◆ **What to do**
Begin at the top of the entries below and write out every line through the one containing "const yTicks = [0,0.02,0.04,0.06,0.08,0.10,0.12,0.14];", excluding pictures.

◆ **Provided records**
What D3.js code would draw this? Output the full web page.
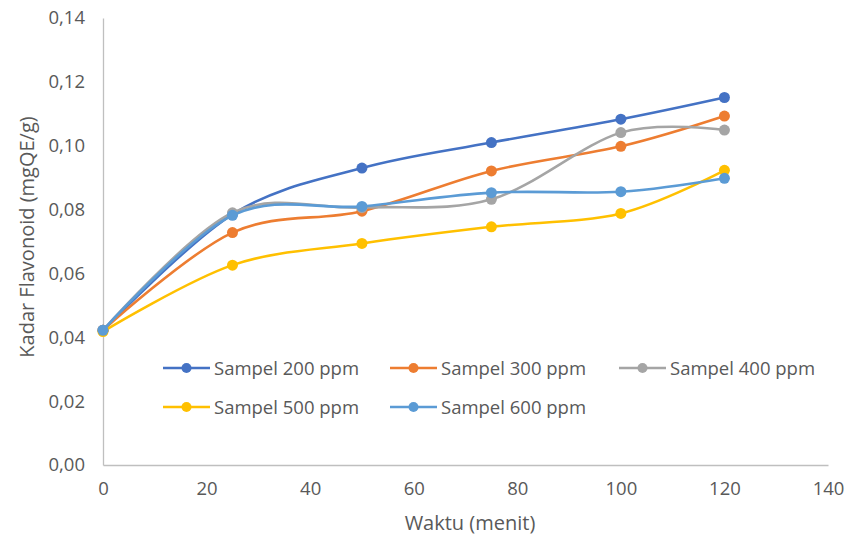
<!DOCTYPE html>
<html><head><meta charset="utf-8">
<script src="https://cdn.jsdelivr.net/npm/d3@7"></script>
<style>body{margin:0;background:#fff}svg{display:block}</style>
</head><body>
<svg id="c" width="855" height="539"></svg>
<script>
const times = [0, 25, 50, 75, 100, 120];
const seriesNames = ["Sampel 200 ppm","Sampel 300 ppm","Sampel 400 ppm","Sampel 500 ppm","Sampel 600 ppm"];
const s200 = [0.0422, 0.0785, 0.0930, 0.1010, 0.1083, 0.1151];
const s300 = [0.0422, 0.0728, 0.0795, 0.0921, 0.0998, 0.1093];
const s400 = [0.0422, 0.0790, 0.0806, 0.0832, 0.1041, 0.1049];
const s500 = [0.0418, 0.0626, 0.0694, 0.0746, 0.0788, 0.0923];
const s600 = [0.0422, 0.0782, 0.0810, 0.0853, 0.0856, 0.0898];
const colors = ["#4472C4","#ED7D31","#A5A5A5","#FFC000","#5B9BD5"];
const xTicks = [0,20,40,60,80,100,120,140];
const yTicks = [0,0.02,0.04,0.06,0.08,0.10,0.12,0.14];

const svg = d3.select("#c");
const x = d3.scaleLinear().domain([0,140]).range([103,828]);
const y = d3.scaleLinear().domain([0,0.14]).range([465,18]);
const font = "'Open Sans', Lato, sans-serif";
const tc = "#595959";

const xa = svg.append("g").attr("transform","translate(0,465)")
  .call(d3.axisBottom(x).tickValues(xTicks).tickSize(0).tickPadding(17).tickFormat(d3.format("d")));
const ya = svg.append("g").attr("transform","translate(103,0)")
  .call(d3.axisLeft(y).tickValues(yTicks).tickSize(0).tickPadding(18).tickFormat(d=>d3.format(".2f")(d).replace(".",",")));
[xa,ya].forEach(a=>{
  a.select(".domain").attr("stroke","#BFBFBF").attr("stroke-width",1.3);
  a.selectAll("text").attr("fill",tc).style("font-family",font).style("font-size","18.5px");
});

svg.append("text").attr("x",470).attr("y",530).attr("text-anchor","middle")
  .attr("fill",tc).style("font-family",font).style("font-size","20px").text("Waktu (menit)");
svg.append("text").attr("transform","translate(34,237) rotate(-90)").attr("text-anchor","middle")
  .attr("fill",tc).style("font-family",font).style("font-size","20px").text("Kadar Flavonoid (mgQE/g)");

const all = [s200,s300,s400,s500,s600];
const line = d3.line().x((d,i)=>x(times[i])).y(d=>y(d)).curve(d3.curveCardinal.tension(0));
all.forEach((s,k)=>{
  svg.append("path").datum(s).attr("d",line).attr("fill","none")
    .attr("stroke",colors[k]).attr("stroke-width",2.6).attr("stroke-linecap","round");
  svg.append("g").selectAll("circle").data(s).join("circle")
    .attr("cx",(d,i)=>x(times[i])).attr("cy",d=>y(d)).attr("r",5.5).attr("fill",colors[k]);
});

const legPos = [[163,368],[390,368],[619,368],[163,407],[390,407]];
seriesNames.forEach((n,k)=>{
  const [lx,ly] = legPos[k];
  const g = svg.append("g");
  g.append("line").attr("x1",lx).attr("x2",lx+47).attr("y1",ly).attr("y2",ly)
    .attr("stroke",colors[k]).attr("stroke-width",2.6);
  g.append("circle").attr("cx",lx+23.5).attr("cy",ly).attr("r",5).attr("fill",colors[k]);
  g.append("text").attr("x",lx+51).attr("y",ly+6.5).attr("fill",tc)
    .style("font-family",font).style("font-size","18.5px").text(n);
});
</script>
</body></html>
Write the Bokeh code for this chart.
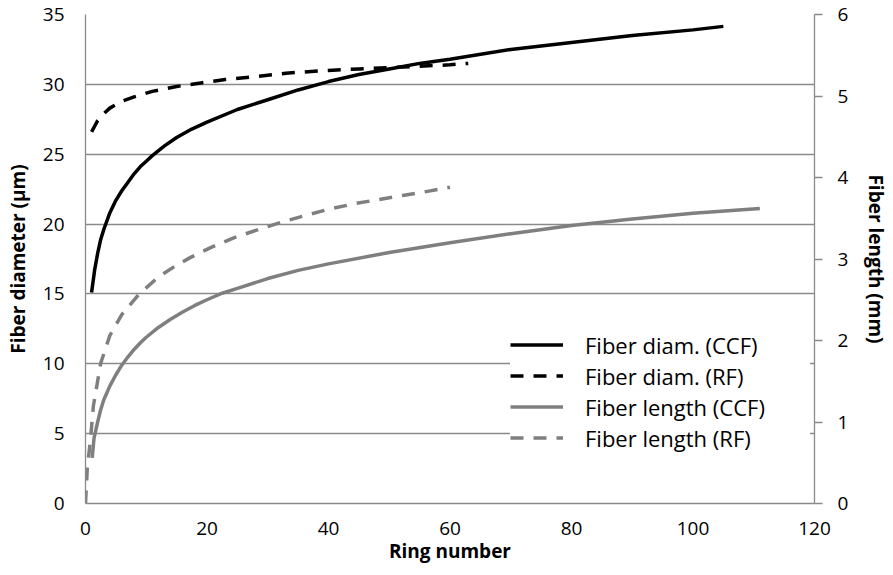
from bokeh.plotting import figure
from bokeh.models import Range1d, LinearAxis, FixedTicker, Legend, LegendItem
from bokeh.embed import file_html
from bokeh.resources import INLINE

# Fiber diameter (CCF), left axis (µm)
diam_ccf_ring = [1, 1.5, 2, 2.5, 3, 3.5, 4, 5, 6, 7, 8, 9, 10, 11, 13, 15, 17.5, 20, 25, 30, 35, 40,
                 45, 50, 55, 60, 70, 80, 90, 100, 105]
diam_ccf_val = [15.1, 16.7, 17.9, 18.9, 19.6, 20.2, 20.8, 21.7, 22.4, 23.0, 23.6, 24.1, 24.5, 24.9,
                25.6, 26.2, 26.8, 27.3, 28.2, 28.9, 29.6, 30.2, 30.7, 31.1, 31.5, 31.8, 32.5, 33.0,
                33.5, 33.9, 34.15]

# Fiber diameter (RF), left axis (µm)
diam_rf_ring = [1, 1.5, 2, 3, 4, 6, 8, 11, 15, 19, 23, 28, 33, 40, 45, 50, 55, 60, 63]
diam_rf_val = [26.6, 27.0, 27.4, 27.9, 28.3, 28.8, 29.1, 29.5, 29.85, 30.1, 30.35, 30.55, 30.8, 31.0,
               31.1, 31.2, 31.3, 31.4, 31.5]

# Fiber length (CCF), right axis (mm)
len_ccf_ring = [1.1, 1.4, 2, 2.5, 3, 4, 5, 6, 7, 8, 9, 10, 12, 14, 16, 18, 20, 22.5, 25, 30, 35, 40,
                50, 60, 70, 80, 90, 100, 111]
len_ccf_val = [0.56, 0.8, 1.0, 1.15, 1.27, 1.44, 1.58, 1.7, 1.8, 1.89, 1.97, 2.04, 2.16, 2.26, 2.35,
               2.43, 2.5, 2.58, 2.64, 2.76, 2.86, 2.94, 3.08, 3.2, 3.31, 3.41, 3.49, 3.56, 3.62]

# Fiber length (RF), right axis (mm)
len_rf_ring = [0, 0.3, 0.8, 1.3, 2.5, 4, 6, 8.7, 12, 14.5, 17.3, 20.6, 24.4, 28.8, 32.6, 37, 40,
               44.4, 48.3, 52.2, 56.3, 60]
len_rf_val = [0.0, 0.44, 0.77, 1.2, 1.72, 2.06, 2.32, 2.56, 2.78, 2.9, 3.02, 3.14, 3.26, 3.37,
              3.46, 3.55, 3.61, 3.68, 3.73, 3.78, 3.83, 3.88]

x_ticks = [0, 20, 40, 60, 80, 100, 120]
left_ticks = [0, 5, 10, 15, 20, 25, 30, 35]
right_ticks = [0, 1, 2, 3, 4, 5, 6]

FONT = "Open Sans"
GRAY = "#7f7f7f"
AXGRAY = "#8a8a8a"

p = figure(frame_width=729, frame_height=489, output_backend="svg", toolbar_location=None,
           x_range=Range1d(0, 120), y_range=Range1d(0, 35),
           min_border_left=85, min_border_right=10, min_border_top=14, min_border_bottom=72)
p.outline_line_color = None
p.extra_y_ranges = {"len": Range1d(0, 6)}

r1 = p.line(diam_ccf_ring, diam_ccf_val, line_color="black", line_width=3.5)
r2 = p.line(diam_rf_ring, diam_rf_val, line_color="black", line_width=3.5, line_dash="13 10")
r3 = p.line(len_ccf_ring, len_ccf_val, line_color=GRAY, line_width=3.5, y_range_name="len")
r4 = p.line(len_rf_ring, len_rf_val, line_color=GRAY, line_width=3.5, line_dash="13 10",
            y_range_name="len")

p.xgrid.visible = False
p.ygrid.ticker = FixedTicker(ticks=left_ticks)
p.ygrid.grid_line_color = AXGRAY
p.ygrid.grid_line_width = 1.3

def style(ax):
    ax.axis_line_color = AXGRAY
    ax.axis_line_width = 1.3
    ax.major_tick_line_color = AXGRAY
    ax.major_tick_line_width = 1.3
    ax.minor_tick_line_color = None
    ax.major_label_text_font = FONT
    ax.major_label_text_font_size = "19px"
    ax.major_label_text_color = "black"
    ax.axis_label_text_font = FONT
    ax.axis_label_text_font_size = "19px"
    ax.axis_label_text_font_style = "bold"
    ax.axis_label_text_color = "black"

xa = p.xaxis[0]
xa.ticker = FixedTicker(ticks=x_ticks)
xa.axis_label = "Ring number"
style(xa)
xa.major_tick_out = 0
xa.major_tick_in = 0
xa.major_label_standoff = 18
xa.axis_label_standoff = 0

ya = p.yaxis[0]
ya.ticker = FixedTicker(ticks=left_ticks)
ya.axis_label = "Fiber diameter (µm)"
style(ya)
ya.major_tick_out = 0
ya.major_tick_in = 0
ya.major_label_standoff = 21
ya.axis_label_standoff = 9

ra = LinearAxis(y_range_name="len", ticker=FixedTicker(ticks=right_ticks), axis_label="Fiber length (mm)")
style(ra)
ra.major_tick_out = 8
ra.major_tick_in = 0
ra.major_label_standoff = 15
ra.axis_label_standoff = 12
p.add_layout(ra, "right")

legend = Legend(items=[
    LegendItem(label="Fiber diam. (CCF)", renderers=[r1]),
    LegendItem(label="Fiber diam. (RF)", renderers=[r2]),
    LegendItem(label="Fiber length (CCF)", renderers=[r3]),
    LegendItem(label="Fiber length (RF)", renderers=[r4]),
], location=(425, 50))
legend.padding = 0
legend.margin = 0
legend.spacing = 0
legend.border_line_color = None
legend.background_fill_color = "white"
legend.background_fill_alpha = 1
legend.glyph_width = 53
legend.glyph_height = 31
legend.label_height = 31
legend.label_standoff = 22
legend.label_width = 225
legend.label_text_font = FONT
legend.label_text_font_size = "22px"
legend.label_text_color = "black"
p.add_layout(legend, "center")

open("out.html", "w").write(file_html(p, INLINE))
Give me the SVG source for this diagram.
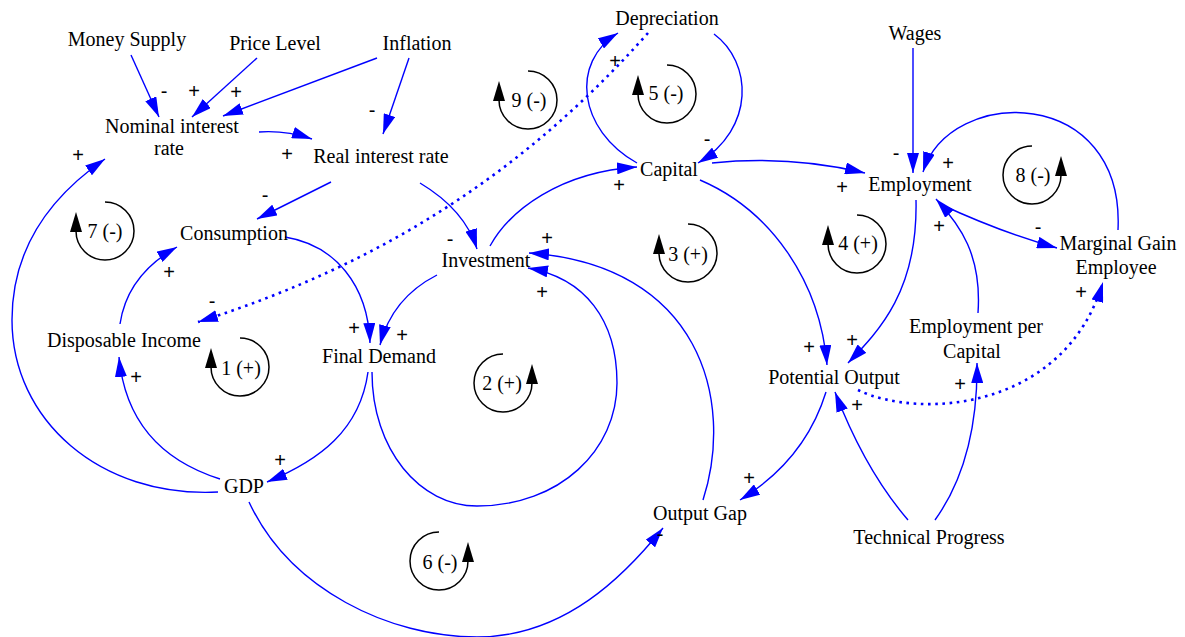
<svg xmlns="http://www.w3.org/2000/svg" xmlns:xlink="http://www.w3.org/1999/xlink" width="1185" height="637" viewBox="0 0 1185 637">
<style>
.n{font-family:"Liberation Serif","Times New Roman",serif;font-size:20px;fill:#000;text-anchor:middle}
.s{font-family:"Liberation Sans",Arial,sans-serif;font-size:20px;fill:#000;text-anchor:middle}
.l{font-family:"Liberation Serif","Times New Roman",serif;font-size:20px;fill:#000;text-anchor:middle}
.c{fill:none;stroke:#0000ff;stroke-width:1.4;marker-end:url(#ah)}
.d{fill:none;stroke:#0000ff;stroke-width:2.6;stroke-dasharray:2.6 4.6;marker-end:url(#ah)}
.la{fill:none;stroke:#000;stroke-width:1.5}
</style>
<defs>
<marker id="ah" markerUnits="userSpaceOnUse" markerWidth="20" markerHeight="12" viewBox="0 0 20 12" refX="20" refY="6" orient="auto">
<path d="M0,0 L20,6 L0,12 z" fill="#0000ff"/>
</marker>
<g id="loopCW"><path class="la" d="M0,-29 A29,29 0 1 1 -29,0"/><polygon points="-35,1 -23,1 -29,-19" fill="#000"/></g>
<g id="loopCCW"><path class="la" d="M0,-29 A29,29 0 1 0 29,0"/><polygon points="23,1 35,1 29,-19" fill="#000"/></g>
</defs>
<rect width="1185" height="637" fill="#fff"/>
<g id="connectors">
<path class="c" d="M131,55 L159,117"/>
<path class="c" d="M257,58 L192,117"/>
<path class="c" d="M377,58 L223,116"/>
<path class="c" d="M409,58 L383,134"/>
<path class="c" d="M259,132 Q285,130 312,139"/>
<path class="c" d="M331,182 L257,219"/>
<path class="c" d="M420,183 Q465,210 477,249"/>
<path class="c" d="M714,34 C752,62 756,128 698,163"/>
<path class="c" d="M637,163 C578,130 570,62 618,33"/>
<path class="d" d="M648,33 C528,168 388,262 198,322"/>
<path class="c" d="M712,163 Q790,155 865,173"/>
<path class="c" d="M700,180 C770,210 820,280 827,365"/>
<path class="c" d="M490,246 C510,210 560,172 637,167"/>
<path class="c" d="M940,204 Q1000,232 1057,248"/>
<path class="c" d="M1118,230 C1125,85 950,85 923,172"/>
<path class="c" d="M913,48 L913,173"/>
<path class="c" d="M916,200 C918,290 880,330 848,363"/>
<path class="c" d="M978,313 C982,255 960,225 936,199"/>
<path class="d" d="M858,390 C920,420 1065,410 1103,282"/>
<path class="c" d="M908,520 Q865,470 835,392"/>
<path class="c" d="M935,520 Q978,460 977,363"/>
<path class="c" d="M826,392 Q805,460 740,500"/>
<path class="c" d="M249,502 C290,590 390,637 477,637 C565,637 625,575 663,528"/>
<path class="c" d="M703,500 C735,400 700,265 529,253"/>
<path class="c" d="M372,372 C372,450 420,506 477,506 C560,506 617,450 617,383 C617,320 585,278 528,268"/>
<path class="c" d="M437,275 Q392,298 380,345"/>
<path class="c" d="M285,237 C335,245 368,285 370,343"/>
<path class="c" d="M368,372 C360,430 320,460 267,482"/>
<path class="c" d="M220,479 C160,460 125,420 119,357"/>
<path class="c" d="M218,492 C100,498 12,420 12,320 C12,240 60,190 105,159"/>
<path class="c" d="M120,324 C125,290 145,265 177,247"/>
</g>
<g id="polarities">
<text class="s" x="164" y="98">-</text>
<text class="s" x="194" y="98">+</text>
<text class="s" x="236" y="99">+</text>
<text class="s" x="372" y="117">-</text>
<text class="s" x="78" y="162">+</text>
<text class="s" x="287" y="161">+</text>
<text class="s" x="265" y="202">-</text>
<text class="s" x="615" y="68">+</text>
<text class="s" x="707" y="146">-</text>
<text class="s" x="619" y="192">+</text>
<text class="s" x="896" y="160">-</text>
<text class="s" x="948" y="170">+</text>
<text class="s" x="842" y="194">+</text>
<text class="s" x="939" y="233">+</text>
<text class="s" x="1038" y="234">-</text>
<text class="s" x="1081" y="299">+</text>
<text class="s" x="169" y="279">+</text>
<text class="s" x="212" y="308">-</text>
<text class="s" x="354" y="335">+</text>
<text class="s" x="402" y="342">+</text>
<text class="s" x="136" y="384">+</text>
<text class="s" x="280" y="467">+</text>
<text class="s" x="450" y="246">-</text>
<text class="s" x="547" y="245">+</text>
<text class="s" x="542" y="299">+</text>
<text class="s" x="749" y="485">+</text>
<text class="s" x="809" y="354">+</text>
<text class="s" x="852" y="347">+</text>
<text class="s" x="960" y="391">+</text>
<text class="s" x="857" y="412">+</text>
<text class="s" x="660" y="541">-</text>
</g>
<g id="loops">
<use xlink:href="#loopCW" transform="translate(240,367)"/><text class="l" x="241" y="375">1 (+)</text>
<use xlink:href="#loopCCW" transform="translate(503,383)"/><text class="l" x="502" y="390">2 (+)</text>
<use xlink:href="#loopCW" transform="translate(688,253)"/><text class="l" x="688" y="261">3 (+)</text>
<use xlink:href="#loopCW" transform="translate(857,244)"/><text class="l" x="858" y="250">4 (+)</text>
<use xlink:href="#loopCW" transform="translate(667,94)"/><text class="l" x="666" y="100">5 (-)</text>
<use xlink:href="#loopCCW" transform="translate(439,561)"/><text class="l" x="440" y="569">6 (-)</text>
<use xlink:href="#loopCW" transform="translate(105,231)"/><text class="l" x="105" y="238">7 (-)</text>
<use xlink:href="#loopCCW" transform="translate(1032,175)"/><text class="l" x="1033" y="182">8 (-)</text>
<use xlink:href="#loopCW" transform="translate(528,100)"/><text class="l" x="529" y="107">9 (-)</text>
</g>
<g id="money-supply"><text class="n" x="127" y="46">Money Supply</text></g>
<g id="price-level"><text class="n" x="275" y="50">Price Level</text></g>
<g id="inflation"><text class="n" x="417" y="50">Inflation</text></g>
<g id="nominal-interest-rate"><text class="n" x="172" y="133">Nominal interest</text><text class="n" x="169" y="155">rate</text></g>
<g id="real-interest-rate"><text class="n" x="381" y="163">Real interest rate</text></g>
<g id="depreciation"><text class="n" x="667" y="25">Depreciation</text></g>
<g id="capital"><text class="n" x="669" y="176">Capital</text></g>
<g id="wages"><text class="n" x="915" y="40">Wages</text></g>
<g id="employment"><text class="n" x="920" y="191">Employment</text></g>
<g id="marginal-gain-employee"><text class="n" x="1118" y="250">Marginal Gain</text><text class="n" x="1116" y="274">Employee</text></g>
<g id="consumption"><text class="n" x="234" y="240">Consumption</text></g>
<g id="disposable-income"><text class="n" x="124" y="347">Disposable Income</text></g>
<g id="final-demand"><text class="n" x="379" y="363">Final Demand</text></g>
<g id="gdp"><text class="n" x="244" y="493">GDP</text></g>
<g id="investment"><text class="n" x="486" y="267">Investment</text></g>
<g id="potential-output"><text class="n" x="834" y="384">Potential Output</text></g>
<g id="employment-per-capital"><text class="n" x="976" y="333">Employment per</text><text class="n" x="972" y="358">Capital</text></g>
<g id="output-gap"><text class="n" x="700" y="520">Output Gap</text></g>
<g id="technical-progress"><text class="n" x="929" y="544">Technical Progress</text></g>
</svg>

◆ **Task answer**
What D3.js code would draw this? Output the full web page.
<!DOCTYPE html>
<html><head><meta charset="utf-8">
<script src="https://cdn.jsdelivr.net/npm/d3@7"></script>
<style>body{margin:0;background:#fff}svg{display:block}</style>
</head><body>
<svg id="c" width="855" height="539"></svg>
<script>
const times = [0, 25, 50, 75, 100, 120];
const seriesNames = ["Sampel 200 ppm","Sampel 300 ppm","Sampel 400 ppm","Sampel 500 ppm","Sampel 600 ppm"];
const s200 = [0.0422, 0.0785, 0.0930, 0.1010, 0.1083, 0.1151];
const s300 = [0.0422, 0.0728, 0.0795, 0.0921, 0.0998, 0.1093];
const s400 = [0.0422, 0.0790, 0.0806, 0.0832, 0.1041, 0.1049];
const s500 = [0.0418, 0.0626, 0.0694, 0.0746, 0.0788, 0.0923];
const s600 = [0.0422, 0.0782, 0.0810, 0.0853, 0.0856, 0.0898];
const colors = ["#4472C4","#ED7D31","#A5A5A5","#FFC000","#5B9BD5"];
const xTicks = [0,20,40,60,80,100,120,140];
const yTicks = [0,0.02,0.04,0.06,0.08,0.10,0.12,0.14];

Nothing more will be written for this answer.